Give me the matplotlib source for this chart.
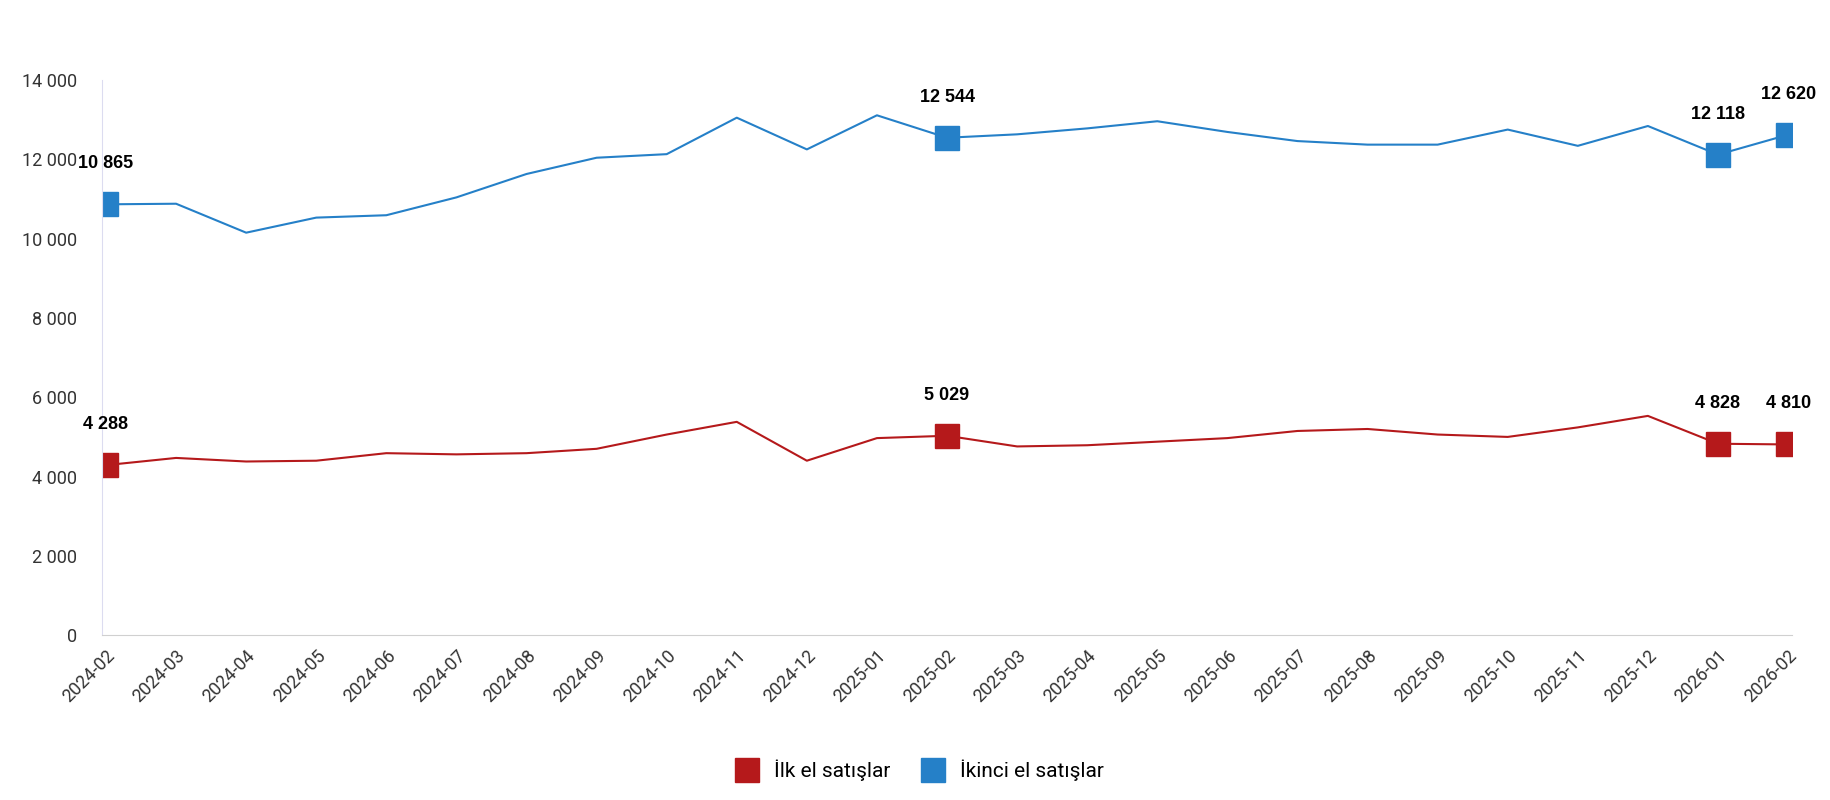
import matplotlib
matplotlib.use("Agg")
import matplotlib.pyplot as plt
from matplotlib.ticker import FuncFormatter
from matplotlib.lines import Line2D

months = ["2024-02","2024-03","2024-04","2024-05","2024-06","2024-07","2024-08","2024-09","2024-10","2024-11","2024-12",
          "2025-01","2025-02","2025-03","2025-04","2025-05","2025-06","2025-07","2025-08","2025-09","2025-10","2025-11","2025-12",
          "2026-01","2026-02"]
ilk = [4288,4470,4380,4400,4590,4560,4590,4700,5060,5380,4400,4970,5029,4760,4790,4880,4970,5150,5200,5060,5000,5240,5530,4828,4810]
ikinci = [10865,10880,10150,10530,10590,11040,11630,12040,12130,13050,12250,13110,12544,12630,12780,12960,12690,12460,12370,12370,12750,12340,12840,12118,12620]
marked = [0,12,23,24]

plt.rcParams['font.family'] = ['Roboto', 'DejaVu Sans']
fig, ax = plt.subplots(figsize=(18.3,8), dpi=100)
fig.subplots_adjust(left=0.056, right=0.979, top=0.90, bottom=0.206)
x = list(range(len(months)))
red, blue = "#b5191b", "#2580c8"
ax.plot(x, ilk, color=red, lw=1.5)
ax.plot(x, ikinci, color=blue, lw=1.5)
for i in marked:
    ax.plot(i, ilk[i], 's', color=red, ms=17)
    ax.plot(i, ikinci[i], 's', color=blue, ms=17)
    for v in (ilk[i], ikinci[i]):
        ax.annotate(f"{v:,}".replace(",", " "), (i, v), xytext=(0, 26), textcoords="offset points",
                    ha="center", fontsize=13, fontweight="bold", family=["Liberation Sans"])
ax.set_ylim(0, 14000)
ax.set_xlim(-0.05, 24.05)
ax.set_yticks(range(0, 14001, 2000))
ax.yaxis.set_major_formatter(FuncFormatter(lambda v, p: f"{int(v):,}".replace(",", " ")))
ax.set_xticks(x)
ax.set_xticklabels(months, rotation=45, ha="right", rotation_mode="anchor", fontsize=13, color="#333333")
ax.tick_params(axis='y', labelsize=13, labelcolor="#333333", length=0, pad=18)
ax.tick_params(axis='x', length=0, pad=8)
for s in ("top", "right"):
    ax.spines[s].set_visible(False)
ax.spines["left"].set_color("#dcdcf0")
ax.spines["bottom"].set_color("#d0d0d0")
h = [Line2D([], [], marker='s', ls='', color=red, ms=17), Line2D([], [], marker='s', ls='', color=blue, ms=17)]
fig.legend(h, ["İlk el satışlar", "İkinci el satışlar"], loc="lower center", ncol=2, frameon=False,
           fontsize=15, bbox_to_anchor=(0.5, 0.0), handletextpad=0.3, columnspacing=1.0)
fig.savefig("out.png")
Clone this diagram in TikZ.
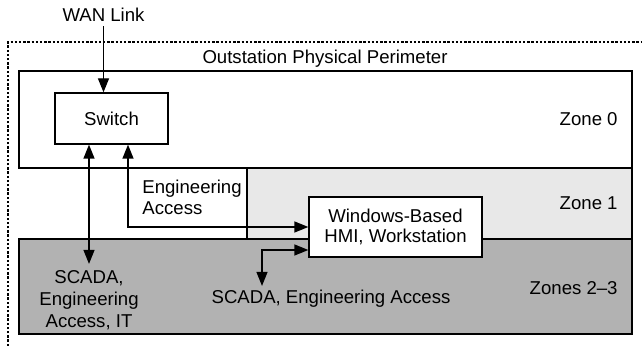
----------
== The task ==
Which lines contain "this"? Copy each of them.

== Worked answer ==
Give me the matplotlib source for this chart.
Clone this diagram in TikZ.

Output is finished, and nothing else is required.